The agency has just gotten funds to add two more title examiners, Donahue said, but that was no help to the people who signed contracts last year for units at 30 Shank Painter.
“All these units went under contract and then they could not close,” said Butera. “These people were waiting and waiting.”
The new Provincetown Schools Principal Gerry Goyette, who is now serving as interim superintendent, was one of those people. He had sold his house just before his expected Oct. 15 closing date and wound up couch surfing for nearly the entire school year. He eventually gave up on the unit at 30 Shank Painter and accepted a refund of his earnest money.
Janielle Newland of Weymouth expected to close in December 2021. But as the months dragged on, her bank, Chase, informed her they could no longer honor her locked-in mortgage rate.
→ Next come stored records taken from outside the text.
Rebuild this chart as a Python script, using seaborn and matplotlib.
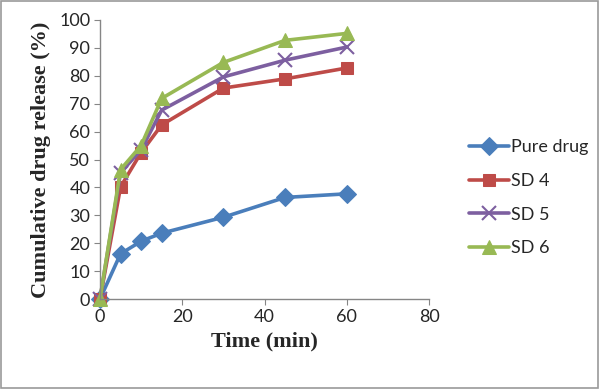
import matplotlib
matplotlib.use("Agg")
import matplotlib.pyplot as plt
import seaborn as sns
import pandas as pd
from matplotlib.patches import Rectangle

time = [0, 5, 10, 15, 30, 45, 60]
pure_drug = [0, 16.2, 20.7, 23.6, 29.3, 36.4, 37.7]
sd4 = [0, 40.2, 52.5, 62.4, 75.6, 78.9, 82.8]
sd5 = [0, 45.3, 53.5, 67.7, 79.6, 85.6, 90.3]
sd6 = [0, 46.4, 55.0, 71.9, 84.8, 92.7, 95.2]
series_names = ["Pure drug", "SD 4", "SD 5", "SD 6"]
x_ticks = [0, 20, 40, 60, 80]
y_ticks = [0, 10, 20, 30, 40, 50, 60, 70, 80, 90, 100]

rows = []
for name, vals in zip(series_names, [pure_drug, sd4, sd5, sd6]):
    for t, v in zip(time, vals):
        rows.append({"Time": t, "Release": v, "Series": name})
df = pd.DataFrame(rows)

sns.set_style("white")
plt.rcParams["font.family"] = ["Lato", "DejaVu Sans"]

colors = {"Pure drug": "#4A7EBB", "SD 4": "#BE4B48", "SD 5": "#7D5FA0", "SD 6": "#98B954"}
markers = {"Pure drug": "D", "SD 4": "s", "SD 5": "X", "SD 6": "^"}

fig = plt.figure(figsize=(6.0, 3.89), dpi=100)
ax = fig.add_axes([100/600, 1 - 299/389, 329/600, 279/389])

for name in series_names:
    sub = df[df["Series"] == name]
    mk = markers[name]
    kw = dict(markersize=9)
    if name == "SD 5":
        mk = "x"
        kw = dict(markersize=10, markeredgewidth=1.5)
    if name == "SD 6":
        kw = dict(markersize=10)
    sns.lineplot(data=sub, x="Time", y="Release", ax=ax, color=colors[name],
                 marker=mk, linewidth=2.6, label=name, markeredgecolor=colors[name],
                 **kw)

ax.set_xlim(0, 80)
ax.set_ylim(0, 100)
ax.set_xticks(x_ticks)
ax.set_yticks(y_ticks)
ax.tick_params(axis="both", labelsize=13, length=4, color="#868686", direction="out",
               left=True, bottom=True, pad=3)
for s in ["top", "right"]:
    ax.spines[s].set_visible(False)
for s in ["left", "bottom"]:
    ax.spines[s].set_color("#868686")
    ax.spines[s].set_linewidth(1.0)
for line in ax.lines:
    line.set_clip_on(False)

ax.set_xlabel("Time (min)", family=["Liberation Serif"], fontweight="bold", fontsize=16, labelpad=5)
ax.set_ylabel("Cumulative drug release (%)", family=["Liberation Serif"], fontweight="bold",
              fontsize=16, labelpad=6)

leg = ax.legend(loc="upper left", bbox_to_anchor=(453/600, 1 - 123/389),
                bbox_transform=fig.transFigure, frameon=False, fontsize=13,
                handlelength=2.2, labelspacing=0.98, handletextpad=0.1)

fig.patches.append(Rectangle((0.002, 0.003), 0.995, 0.994, transform=fig.transFigure,
                             fill=False, edgecolor="#9a9a9a", linewidth=1.2))

fig.savefig("out.png", dpi=100)
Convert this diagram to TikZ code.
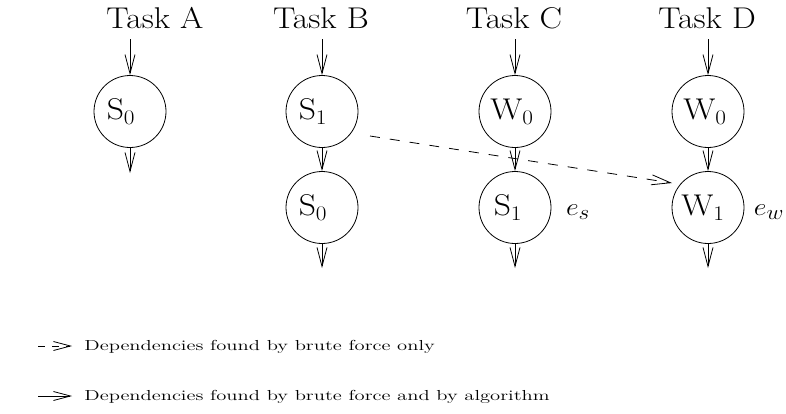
\documentclass[tikz,border=0pt]{standalone}
\usetikzlibrary{arrows.meta}
\newcommand{\wide}[1]{\scalebox{1.12}[1]{#1}}
\begin{document}
\begin{tikzpicture}[x=1pt,y=-1pt,line width=0.8pt,
  state/.style={circle,draw,minimum size=72pt,inner sep=0pt},
  statetext/.style={inner sep=0pt,font=\fontsize{30}{36}\selectfont},
  tasktext/.style={inner sep=0pt,anchor=base,font=\fontsize{30}{36}\selectfont},
  legtext/.style={inner sep=0pt,anchor=base west,font=\fontsize{14.5}{17}\selectfont},
  barb/.style={-{Straight Barb[length=19pt,width=10pt]}},
  smallbarb/.style={-{Straight Barb[length=17pt,width=9pt]}},
  dep/.style={dash pattern=on 10pt off 10pt}]
\useasboundingbox (0,0) rectangle (786,413);

% task titles
\node[tasktext] (tA) at (155,28) {\wide{Task A}};
\node[tasktext] (tB) at (321,28) {\wide{Task B}};
\node[tasktext] (tC) at (514,28) {\wide{Task C}};
\node[tasktext] (tD) at (707,28) {\wide{Task D}};

% states
\node[state] (A0) at (130,111.5) {};
\node[state] (B1) at (322,111.5) {};
\node[state] (B0) at (322,207.5) {};
\node[state] (C0) at (515,111.5) {};
\node[state] (C1) at (515,207.5) {};
\node[state] (D0) at (708,111.5) {};
\node[state] (D1) at (708,207.5) {};

\node[statetext,xshift=-9pt] (lA0) at (A0) {\wide{S$_0$}};
\node[statetext,xshift=-9pt] (lB1) at (B1) {\wide{S$_1$}};
\node[statetext,xshift=-9pt] (lB0) at (B0) {\wide{S$_0$}};
\node[statetext,xshift=-3pt] (lC0) at (C0) {\wide{W$_0$}};
\node[statetext,xshift=-7pt] (lC1) at (C1) {\wide{S$_1$}};
\node[statetext,xshift=-3pt] (lD0) at (D0) {\wide{W$_0$}};
\node[statetext,xshift=-5pt] (lD1) at (D1) {\wide{W$_1$}};

\node[statetext] (es) at (578,212) {\wide{$e_s$}};
\node[statetext] (ew) at (769,212) {\wide{$e_w$}};

% free ends
\coordinate (Ain) at (130,39);
\coordinate (Bin) at (322,39);
\coordinate (Cin) at (515,39);
\coordinate (Din) at (708,39);
\coordinate (Aout) at (130,173);
\coordinate (Bout) at (322,268);
\coordinate (Cout) at (515,268);
\coordinate (Dout) at (708,268);

\draw[barb] (Ain) -- (A0.north);
\draw[barb] (Bin) -- (B1.north);
\draw[barb] (Cin) -- (C0.north);
\draw[barb] (Din) -- (D0.north);
\draw[barb] (A0.south) -- (Aout);
\draw[barb] (B1.south) -- (B0.north);
\draw[barb] (C0.south) -- (C1.north);
\draw[barb] (D0.south) -- (D1.north);
\draw[barb] (B0.south) -- (Bout);
\draw[barb] (C1.south) -- (Cout);
\draw[barb] (D1.south) -- (Dout);

% dashed dependency
\coordinate (ds) at (370,136);
\coordinate (de) at (672,183);
\draw[barb,dep] (ds) -- (de);

% legend
\coordinate (l1s) at (38,346);
\coordinate (l1e) at (72,346);
\coordinate (l2s) at (38,396);
\coordinate (l2e) at (72,396);
\draw[smallbarb,dash pattern=on 7pt off 7pt] (l1s) -- (l1e);
\draw[smallbarb] (l2s) -- (l2e);
\node[legtext] (leg1) at (84,350) {\scalebox{1.42}[1]{Dependencies found by brute force only}};
\node[legtext] (leg2) at (84,400) {\scalebox{1.42}[1]{Dependencies found by brute force and by algorithm}};
\end{tikzpicture}
\end{document}
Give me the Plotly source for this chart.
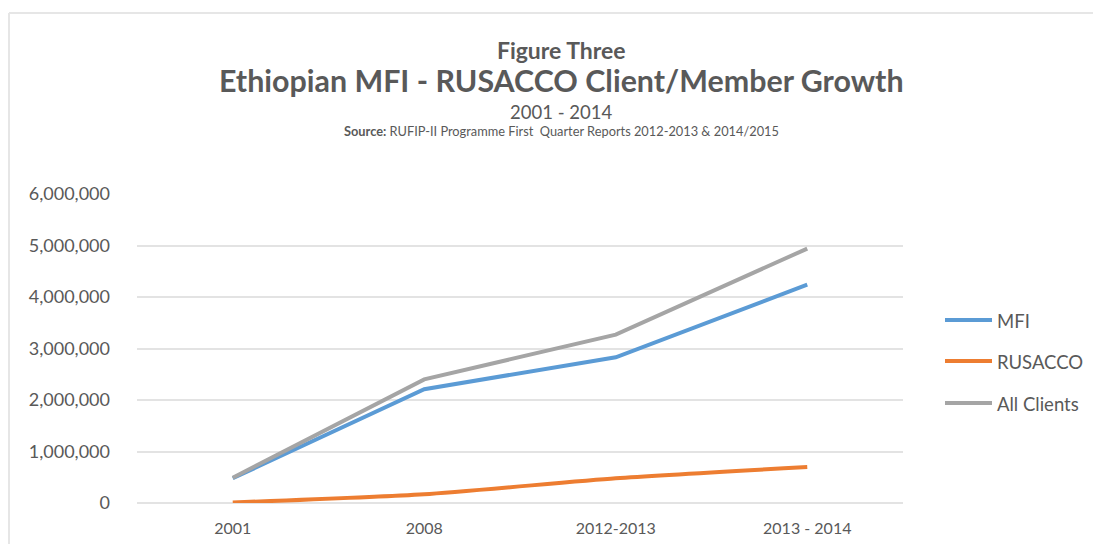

The 2.75-percent rate would now be 5 percent — adding $1,000 to her monthly payment.
“We would not have been able to do it,” she said. “We were deeply invested, emotionally and financially. So I called the bank and went nuclear. This was not an investment property for us. We want to live here. And I told the mortgage company you cannot just throw people’s lives around like that.”
After about a week of negotiations, Newland got the bank to extend her original interest rate for another two months. She paid $10,000 in “points” to secure the lower rate. Right up until the end, she and her husband, Christopher, wondered if they were doubling down on a bad deal.
This June — 11 months after the developers requested it — a Land Court judge allowed the property registration to be moved to the county, Butera said. The transfer came just in time for the Newlands to keep their interest rate. Two other buyers had stayed with their contracts, while three had accepted the refund of their deposits and walked away. (The remaining two units are for the developers: one for the Roaches, one for Kao.)
During those 11 months though, the median price of a condo in Provincetown rose 22 percent, to $825,000, according to the Cape and Islands Association of Realtors. The three units that went back on the market were listed at prices higher than in 2021. One of them, at 584 square feet, is listed at $785,000, and another, at 616 square feet, is listed at $825,000.
The on-site affordable-ownership unit, meanwhile, was advertised last fall at $215,000, with eligibility limited to people earning 100 percent of area median income or less. (In 2021, that was $68,100 for one person and $77,750 for two people.) The lottery winner was also held up by the Land Court delays but should be moving in soon.
The only person in the entire story who was unaffected by the Land Court was the winner of the off-site affordable unit at 36 Nelson Ave. That person was able to close on the unit for a final price of $178,500 last July.